[start]

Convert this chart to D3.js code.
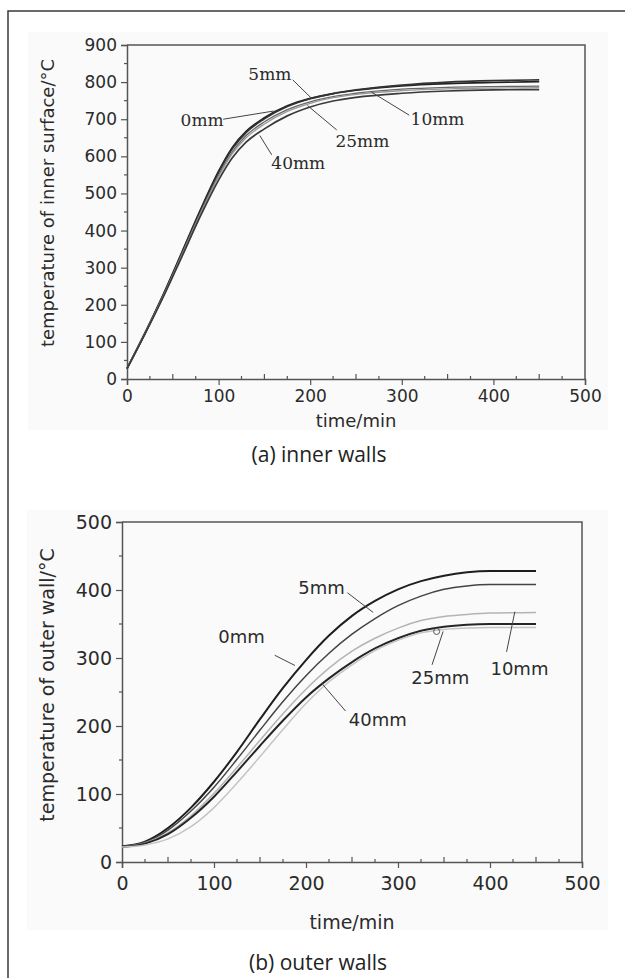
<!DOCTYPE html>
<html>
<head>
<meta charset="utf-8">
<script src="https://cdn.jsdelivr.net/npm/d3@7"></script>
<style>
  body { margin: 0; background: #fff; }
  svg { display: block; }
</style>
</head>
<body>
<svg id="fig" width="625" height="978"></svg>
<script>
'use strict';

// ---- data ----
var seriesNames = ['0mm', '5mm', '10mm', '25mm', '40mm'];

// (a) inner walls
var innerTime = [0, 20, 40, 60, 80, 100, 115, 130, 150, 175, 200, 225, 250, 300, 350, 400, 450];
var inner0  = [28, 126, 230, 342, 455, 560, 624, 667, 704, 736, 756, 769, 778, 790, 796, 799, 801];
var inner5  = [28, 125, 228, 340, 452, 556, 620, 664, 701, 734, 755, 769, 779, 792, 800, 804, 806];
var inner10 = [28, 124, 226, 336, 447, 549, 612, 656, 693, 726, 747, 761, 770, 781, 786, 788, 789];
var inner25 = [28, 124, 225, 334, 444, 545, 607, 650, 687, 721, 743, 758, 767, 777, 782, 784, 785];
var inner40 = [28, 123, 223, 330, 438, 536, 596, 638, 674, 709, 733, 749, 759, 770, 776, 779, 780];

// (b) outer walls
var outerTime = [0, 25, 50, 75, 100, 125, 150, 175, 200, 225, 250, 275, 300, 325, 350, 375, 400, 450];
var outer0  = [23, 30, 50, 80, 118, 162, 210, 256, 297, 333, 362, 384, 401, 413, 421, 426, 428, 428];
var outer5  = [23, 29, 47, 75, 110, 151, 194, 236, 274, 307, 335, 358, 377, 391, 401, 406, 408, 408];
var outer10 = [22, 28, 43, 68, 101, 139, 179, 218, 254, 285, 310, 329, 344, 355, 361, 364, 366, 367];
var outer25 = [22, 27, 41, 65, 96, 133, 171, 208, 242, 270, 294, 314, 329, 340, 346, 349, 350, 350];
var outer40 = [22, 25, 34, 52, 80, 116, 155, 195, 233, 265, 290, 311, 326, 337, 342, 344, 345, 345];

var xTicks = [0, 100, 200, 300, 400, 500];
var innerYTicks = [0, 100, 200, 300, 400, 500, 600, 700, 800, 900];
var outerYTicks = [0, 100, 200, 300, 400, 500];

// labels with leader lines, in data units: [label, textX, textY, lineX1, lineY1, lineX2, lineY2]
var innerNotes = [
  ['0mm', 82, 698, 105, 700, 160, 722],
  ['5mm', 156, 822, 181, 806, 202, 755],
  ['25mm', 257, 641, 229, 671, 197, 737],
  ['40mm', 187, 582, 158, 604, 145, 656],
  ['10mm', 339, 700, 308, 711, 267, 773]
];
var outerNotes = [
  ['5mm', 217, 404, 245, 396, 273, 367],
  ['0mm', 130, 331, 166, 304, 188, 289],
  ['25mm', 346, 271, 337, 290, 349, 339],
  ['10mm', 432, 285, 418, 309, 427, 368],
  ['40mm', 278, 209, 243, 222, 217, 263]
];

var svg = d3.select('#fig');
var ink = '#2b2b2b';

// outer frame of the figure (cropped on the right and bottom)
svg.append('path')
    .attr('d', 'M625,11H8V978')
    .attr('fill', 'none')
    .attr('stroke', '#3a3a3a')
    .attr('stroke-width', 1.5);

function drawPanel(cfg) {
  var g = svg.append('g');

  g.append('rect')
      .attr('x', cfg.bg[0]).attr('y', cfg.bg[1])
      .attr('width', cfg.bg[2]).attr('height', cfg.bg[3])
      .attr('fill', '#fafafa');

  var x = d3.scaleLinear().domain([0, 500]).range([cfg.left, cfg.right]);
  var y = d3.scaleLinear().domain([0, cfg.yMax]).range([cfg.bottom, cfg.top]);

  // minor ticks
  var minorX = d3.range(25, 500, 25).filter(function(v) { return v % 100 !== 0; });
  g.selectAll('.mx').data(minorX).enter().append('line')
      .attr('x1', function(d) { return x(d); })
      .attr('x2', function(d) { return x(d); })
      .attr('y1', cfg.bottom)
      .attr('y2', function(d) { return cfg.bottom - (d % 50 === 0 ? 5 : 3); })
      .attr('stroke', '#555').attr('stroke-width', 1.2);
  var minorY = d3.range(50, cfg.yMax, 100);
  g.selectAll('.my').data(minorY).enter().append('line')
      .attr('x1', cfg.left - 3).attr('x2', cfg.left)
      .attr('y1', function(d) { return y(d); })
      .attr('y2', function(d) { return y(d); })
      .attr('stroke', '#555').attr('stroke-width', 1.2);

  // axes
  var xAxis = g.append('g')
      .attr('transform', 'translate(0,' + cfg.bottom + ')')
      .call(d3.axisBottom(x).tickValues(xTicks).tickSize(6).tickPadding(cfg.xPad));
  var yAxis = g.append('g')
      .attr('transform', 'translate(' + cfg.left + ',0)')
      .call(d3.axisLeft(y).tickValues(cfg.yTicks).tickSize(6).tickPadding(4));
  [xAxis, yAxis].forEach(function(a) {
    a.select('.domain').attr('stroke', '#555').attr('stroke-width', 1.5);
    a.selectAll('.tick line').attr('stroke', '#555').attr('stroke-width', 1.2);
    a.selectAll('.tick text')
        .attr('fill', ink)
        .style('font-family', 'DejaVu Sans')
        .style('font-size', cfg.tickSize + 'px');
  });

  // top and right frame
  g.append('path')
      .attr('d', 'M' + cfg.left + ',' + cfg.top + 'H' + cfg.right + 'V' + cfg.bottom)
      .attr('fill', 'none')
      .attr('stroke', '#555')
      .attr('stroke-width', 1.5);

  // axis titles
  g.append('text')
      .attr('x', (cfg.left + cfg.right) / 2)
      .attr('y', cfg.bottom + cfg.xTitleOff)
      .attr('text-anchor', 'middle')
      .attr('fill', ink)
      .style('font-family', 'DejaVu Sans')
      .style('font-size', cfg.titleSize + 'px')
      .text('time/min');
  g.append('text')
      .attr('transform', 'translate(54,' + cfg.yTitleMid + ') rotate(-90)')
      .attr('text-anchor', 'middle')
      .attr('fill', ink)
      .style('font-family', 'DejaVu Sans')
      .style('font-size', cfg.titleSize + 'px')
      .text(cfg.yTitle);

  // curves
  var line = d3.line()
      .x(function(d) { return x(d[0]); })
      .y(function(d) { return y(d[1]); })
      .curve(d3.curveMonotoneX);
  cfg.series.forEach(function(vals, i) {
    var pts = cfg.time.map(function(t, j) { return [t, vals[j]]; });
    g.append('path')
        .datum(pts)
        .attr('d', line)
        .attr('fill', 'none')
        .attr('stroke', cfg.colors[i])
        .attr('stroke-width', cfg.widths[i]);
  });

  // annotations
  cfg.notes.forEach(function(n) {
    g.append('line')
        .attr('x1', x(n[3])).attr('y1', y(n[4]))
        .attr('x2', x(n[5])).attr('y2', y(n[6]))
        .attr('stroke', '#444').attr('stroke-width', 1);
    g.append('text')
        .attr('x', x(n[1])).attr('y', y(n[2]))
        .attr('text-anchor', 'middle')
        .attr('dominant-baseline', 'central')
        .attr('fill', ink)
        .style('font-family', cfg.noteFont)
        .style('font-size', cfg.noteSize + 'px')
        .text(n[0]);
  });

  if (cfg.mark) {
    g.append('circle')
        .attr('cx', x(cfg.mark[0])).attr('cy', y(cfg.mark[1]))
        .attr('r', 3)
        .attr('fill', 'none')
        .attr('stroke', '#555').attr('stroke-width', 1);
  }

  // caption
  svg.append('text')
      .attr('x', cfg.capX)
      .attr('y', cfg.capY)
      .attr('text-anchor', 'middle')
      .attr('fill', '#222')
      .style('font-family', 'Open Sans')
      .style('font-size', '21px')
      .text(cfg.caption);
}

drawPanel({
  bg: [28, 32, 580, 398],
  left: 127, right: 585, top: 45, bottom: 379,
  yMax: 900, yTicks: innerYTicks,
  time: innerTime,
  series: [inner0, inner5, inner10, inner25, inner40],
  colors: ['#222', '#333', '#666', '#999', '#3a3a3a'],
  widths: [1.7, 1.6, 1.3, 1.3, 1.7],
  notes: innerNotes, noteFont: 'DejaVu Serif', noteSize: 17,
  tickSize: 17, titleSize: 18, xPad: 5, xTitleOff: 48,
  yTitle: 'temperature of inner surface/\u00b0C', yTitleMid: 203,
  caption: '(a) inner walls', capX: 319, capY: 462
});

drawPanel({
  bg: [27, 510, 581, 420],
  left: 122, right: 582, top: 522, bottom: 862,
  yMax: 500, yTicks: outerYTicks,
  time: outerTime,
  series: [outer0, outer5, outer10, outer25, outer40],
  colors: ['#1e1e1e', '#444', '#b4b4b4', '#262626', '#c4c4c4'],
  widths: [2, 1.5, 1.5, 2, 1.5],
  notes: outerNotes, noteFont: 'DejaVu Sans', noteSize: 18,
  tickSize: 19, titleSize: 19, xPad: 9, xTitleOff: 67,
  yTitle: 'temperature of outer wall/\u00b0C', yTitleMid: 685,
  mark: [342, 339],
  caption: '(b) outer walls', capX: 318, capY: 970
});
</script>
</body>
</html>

[end]
[start]

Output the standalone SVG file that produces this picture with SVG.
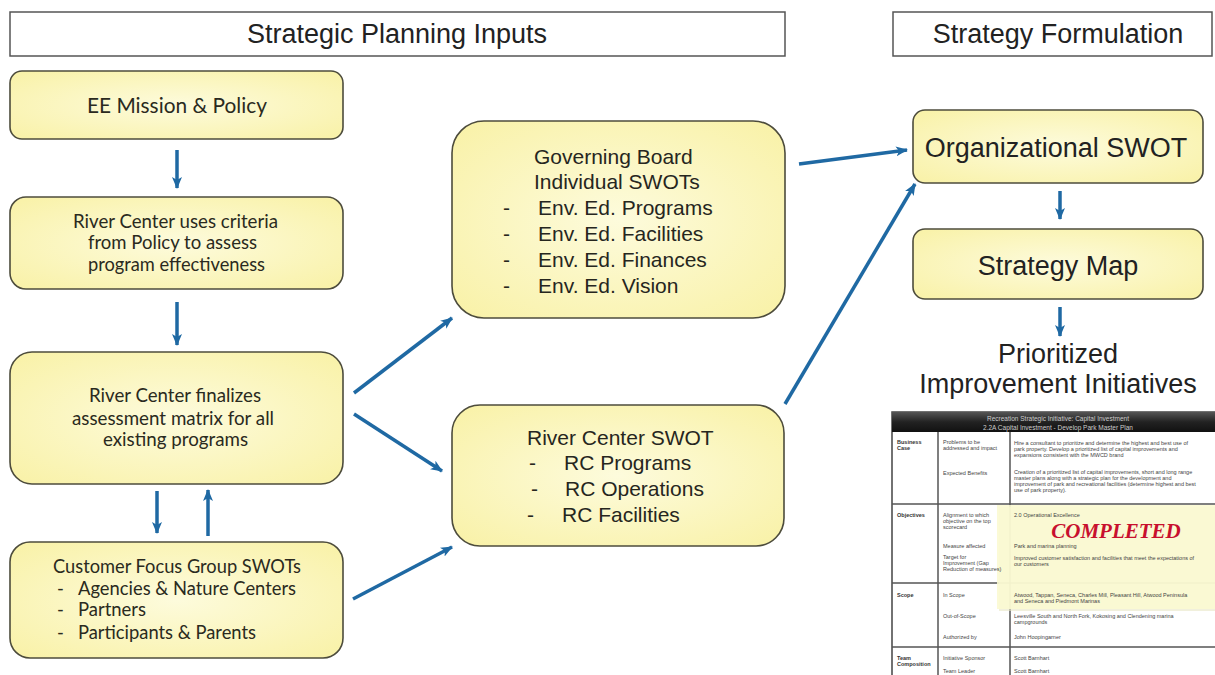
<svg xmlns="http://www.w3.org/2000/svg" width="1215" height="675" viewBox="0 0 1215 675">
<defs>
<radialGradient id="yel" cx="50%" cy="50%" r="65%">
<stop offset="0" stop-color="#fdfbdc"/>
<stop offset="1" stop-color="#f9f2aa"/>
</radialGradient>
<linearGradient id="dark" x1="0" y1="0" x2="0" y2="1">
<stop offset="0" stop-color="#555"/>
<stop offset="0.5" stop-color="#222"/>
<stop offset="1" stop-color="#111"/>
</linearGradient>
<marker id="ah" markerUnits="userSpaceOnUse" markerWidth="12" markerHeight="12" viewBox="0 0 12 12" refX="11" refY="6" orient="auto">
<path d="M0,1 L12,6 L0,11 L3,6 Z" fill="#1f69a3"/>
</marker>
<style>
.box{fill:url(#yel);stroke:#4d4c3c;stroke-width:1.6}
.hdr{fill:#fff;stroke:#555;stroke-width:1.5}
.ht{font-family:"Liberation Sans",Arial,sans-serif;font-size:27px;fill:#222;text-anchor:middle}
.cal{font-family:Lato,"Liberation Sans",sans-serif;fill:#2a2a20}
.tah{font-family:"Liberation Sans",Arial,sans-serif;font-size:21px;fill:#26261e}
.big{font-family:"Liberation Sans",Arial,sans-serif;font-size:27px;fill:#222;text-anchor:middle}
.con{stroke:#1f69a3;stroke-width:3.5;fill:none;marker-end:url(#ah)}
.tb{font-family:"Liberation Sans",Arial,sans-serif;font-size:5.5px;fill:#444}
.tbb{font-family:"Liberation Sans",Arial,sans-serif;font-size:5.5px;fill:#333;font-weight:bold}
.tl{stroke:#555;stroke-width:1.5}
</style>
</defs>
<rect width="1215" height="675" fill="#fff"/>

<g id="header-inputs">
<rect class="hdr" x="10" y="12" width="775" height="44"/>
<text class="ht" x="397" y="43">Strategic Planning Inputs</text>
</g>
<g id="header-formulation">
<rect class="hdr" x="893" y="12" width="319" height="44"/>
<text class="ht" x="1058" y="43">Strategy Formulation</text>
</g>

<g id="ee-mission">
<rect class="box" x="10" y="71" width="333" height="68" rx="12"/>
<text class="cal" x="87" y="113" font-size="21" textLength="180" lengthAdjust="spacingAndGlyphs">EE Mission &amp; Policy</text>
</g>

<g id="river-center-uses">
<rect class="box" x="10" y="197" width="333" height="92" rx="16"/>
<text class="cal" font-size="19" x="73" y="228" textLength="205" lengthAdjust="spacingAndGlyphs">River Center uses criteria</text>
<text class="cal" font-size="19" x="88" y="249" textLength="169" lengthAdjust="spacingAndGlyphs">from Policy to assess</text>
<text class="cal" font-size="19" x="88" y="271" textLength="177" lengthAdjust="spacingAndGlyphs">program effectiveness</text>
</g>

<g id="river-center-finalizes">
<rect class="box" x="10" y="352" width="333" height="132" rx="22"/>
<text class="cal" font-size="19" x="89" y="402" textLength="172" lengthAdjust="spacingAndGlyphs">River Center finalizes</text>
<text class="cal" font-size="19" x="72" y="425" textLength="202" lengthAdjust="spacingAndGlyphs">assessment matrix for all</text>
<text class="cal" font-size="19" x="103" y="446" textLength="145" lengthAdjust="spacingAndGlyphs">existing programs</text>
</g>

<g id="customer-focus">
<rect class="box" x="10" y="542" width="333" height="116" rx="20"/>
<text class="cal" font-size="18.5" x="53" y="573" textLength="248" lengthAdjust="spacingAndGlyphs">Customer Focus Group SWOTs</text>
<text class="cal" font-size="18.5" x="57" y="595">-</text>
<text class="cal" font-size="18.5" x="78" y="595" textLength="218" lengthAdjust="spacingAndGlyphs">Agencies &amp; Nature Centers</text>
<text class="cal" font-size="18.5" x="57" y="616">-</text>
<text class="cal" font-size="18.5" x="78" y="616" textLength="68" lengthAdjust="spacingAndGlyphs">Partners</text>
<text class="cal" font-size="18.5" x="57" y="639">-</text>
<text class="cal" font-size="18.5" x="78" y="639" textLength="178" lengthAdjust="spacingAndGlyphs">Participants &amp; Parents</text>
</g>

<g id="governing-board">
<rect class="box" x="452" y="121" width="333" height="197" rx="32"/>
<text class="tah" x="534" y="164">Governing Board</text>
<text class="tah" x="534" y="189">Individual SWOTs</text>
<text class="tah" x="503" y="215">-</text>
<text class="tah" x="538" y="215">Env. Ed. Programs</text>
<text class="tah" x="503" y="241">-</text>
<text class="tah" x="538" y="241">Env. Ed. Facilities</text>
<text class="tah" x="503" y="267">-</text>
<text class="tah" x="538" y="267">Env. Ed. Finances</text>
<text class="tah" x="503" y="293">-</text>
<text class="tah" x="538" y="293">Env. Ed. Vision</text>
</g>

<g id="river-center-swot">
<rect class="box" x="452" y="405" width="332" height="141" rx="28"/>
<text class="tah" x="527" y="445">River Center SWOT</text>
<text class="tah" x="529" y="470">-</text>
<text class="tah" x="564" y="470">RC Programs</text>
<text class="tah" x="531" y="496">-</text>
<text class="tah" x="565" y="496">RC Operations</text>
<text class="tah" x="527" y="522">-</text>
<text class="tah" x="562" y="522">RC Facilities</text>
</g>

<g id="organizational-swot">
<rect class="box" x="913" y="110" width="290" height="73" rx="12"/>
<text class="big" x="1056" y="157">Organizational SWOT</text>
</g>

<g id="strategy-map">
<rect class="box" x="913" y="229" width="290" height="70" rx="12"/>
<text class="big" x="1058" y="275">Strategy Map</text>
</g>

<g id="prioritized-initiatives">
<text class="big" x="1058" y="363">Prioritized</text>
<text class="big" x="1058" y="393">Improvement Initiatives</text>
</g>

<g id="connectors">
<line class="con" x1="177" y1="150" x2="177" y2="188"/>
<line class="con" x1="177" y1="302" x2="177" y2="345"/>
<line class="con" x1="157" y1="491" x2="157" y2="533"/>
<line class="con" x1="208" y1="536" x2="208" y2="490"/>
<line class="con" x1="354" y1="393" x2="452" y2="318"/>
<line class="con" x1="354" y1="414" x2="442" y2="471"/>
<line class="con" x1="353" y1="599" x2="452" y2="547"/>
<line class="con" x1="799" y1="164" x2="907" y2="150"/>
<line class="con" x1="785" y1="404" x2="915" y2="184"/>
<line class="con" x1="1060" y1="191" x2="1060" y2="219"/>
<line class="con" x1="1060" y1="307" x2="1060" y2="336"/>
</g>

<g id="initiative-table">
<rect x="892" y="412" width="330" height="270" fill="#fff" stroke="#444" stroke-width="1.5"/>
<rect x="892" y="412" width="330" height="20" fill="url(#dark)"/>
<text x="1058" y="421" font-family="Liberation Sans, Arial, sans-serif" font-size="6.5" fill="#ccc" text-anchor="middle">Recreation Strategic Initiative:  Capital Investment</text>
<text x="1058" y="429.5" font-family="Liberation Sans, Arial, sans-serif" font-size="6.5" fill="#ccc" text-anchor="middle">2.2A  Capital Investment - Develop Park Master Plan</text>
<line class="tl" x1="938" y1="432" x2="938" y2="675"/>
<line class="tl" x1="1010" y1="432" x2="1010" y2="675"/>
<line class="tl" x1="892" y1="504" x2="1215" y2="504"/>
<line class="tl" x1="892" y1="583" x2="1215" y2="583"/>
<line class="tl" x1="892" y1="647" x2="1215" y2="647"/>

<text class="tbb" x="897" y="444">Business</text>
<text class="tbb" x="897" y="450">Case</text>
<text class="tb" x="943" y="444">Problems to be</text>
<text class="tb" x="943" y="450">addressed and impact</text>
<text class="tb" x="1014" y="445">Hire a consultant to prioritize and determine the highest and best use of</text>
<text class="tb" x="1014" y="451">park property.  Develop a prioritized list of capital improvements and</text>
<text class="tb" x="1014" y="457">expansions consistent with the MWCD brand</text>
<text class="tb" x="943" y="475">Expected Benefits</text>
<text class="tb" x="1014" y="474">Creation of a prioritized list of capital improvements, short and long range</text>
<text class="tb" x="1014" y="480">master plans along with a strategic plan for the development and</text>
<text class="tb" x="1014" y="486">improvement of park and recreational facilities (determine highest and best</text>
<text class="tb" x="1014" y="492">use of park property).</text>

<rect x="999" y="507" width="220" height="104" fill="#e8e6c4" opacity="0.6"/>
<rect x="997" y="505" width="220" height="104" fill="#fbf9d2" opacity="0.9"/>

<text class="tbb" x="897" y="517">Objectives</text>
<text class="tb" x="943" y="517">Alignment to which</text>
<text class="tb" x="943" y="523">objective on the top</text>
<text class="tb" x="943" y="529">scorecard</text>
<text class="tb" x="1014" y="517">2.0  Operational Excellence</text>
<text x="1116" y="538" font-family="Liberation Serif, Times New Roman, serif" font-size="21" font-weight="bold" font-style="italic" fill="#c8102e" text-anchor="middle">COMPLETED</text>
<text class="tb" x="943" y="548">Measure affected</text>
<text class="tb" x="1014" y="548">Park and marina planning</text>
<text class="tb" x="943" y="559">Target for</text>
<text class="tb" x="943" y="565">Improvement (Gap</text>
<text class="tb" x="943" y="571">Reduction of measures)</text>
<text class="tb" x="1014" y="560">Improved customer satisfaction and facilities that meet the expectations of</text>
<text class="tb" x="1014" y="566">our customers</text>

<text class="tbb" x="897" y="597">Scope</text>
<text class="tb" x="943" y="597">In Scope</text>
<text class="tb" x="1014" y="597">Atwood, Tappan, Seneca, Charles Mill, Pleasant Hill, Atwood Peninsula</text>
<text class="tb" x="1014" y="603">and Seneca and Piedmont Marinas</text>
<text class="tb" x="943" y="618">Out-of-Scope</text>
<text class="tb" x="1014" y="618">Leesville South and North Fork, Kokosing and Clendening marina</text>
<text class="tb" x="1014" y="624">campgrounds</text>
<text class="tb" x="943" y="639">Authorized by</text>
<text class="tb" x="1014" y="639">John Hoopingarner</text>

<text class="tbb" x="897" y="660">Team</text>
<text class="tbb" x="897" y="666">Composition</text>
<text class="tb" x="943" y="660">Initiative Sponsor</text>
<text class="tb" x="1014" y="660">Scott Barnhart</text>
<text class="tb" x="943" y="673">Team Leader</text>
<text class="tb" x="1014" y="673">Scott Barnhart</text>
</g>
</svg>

[end]

> **Exercise objective**: From the line with "Convert this chart to D3.js code." to the line with "var seriesNames = ['0mm', '5mm', '10mm', '25mm', '40mm'];", set down those lines word for word and only those, counting both ends. Pictures stay out of the copy.

> **Answer**:
Convert this chart to D3.js code.
<!DOCTYPE html>
<html>
<head>
<meta charset="utf-8">
<script src="https://cdn.jsdelivr.net/npm/d3@7"></script>
<style>
  body { margin: 0; background: #fff; }
  svg { display: block; }
</style>
</head>
<body>
<svg id="fig" width="625" height="978"></svg>
<script>
'use strict';

// ---- data ----
var seriesNames = ['0mm', '5mm', '10mm', '25mm', '40mm'];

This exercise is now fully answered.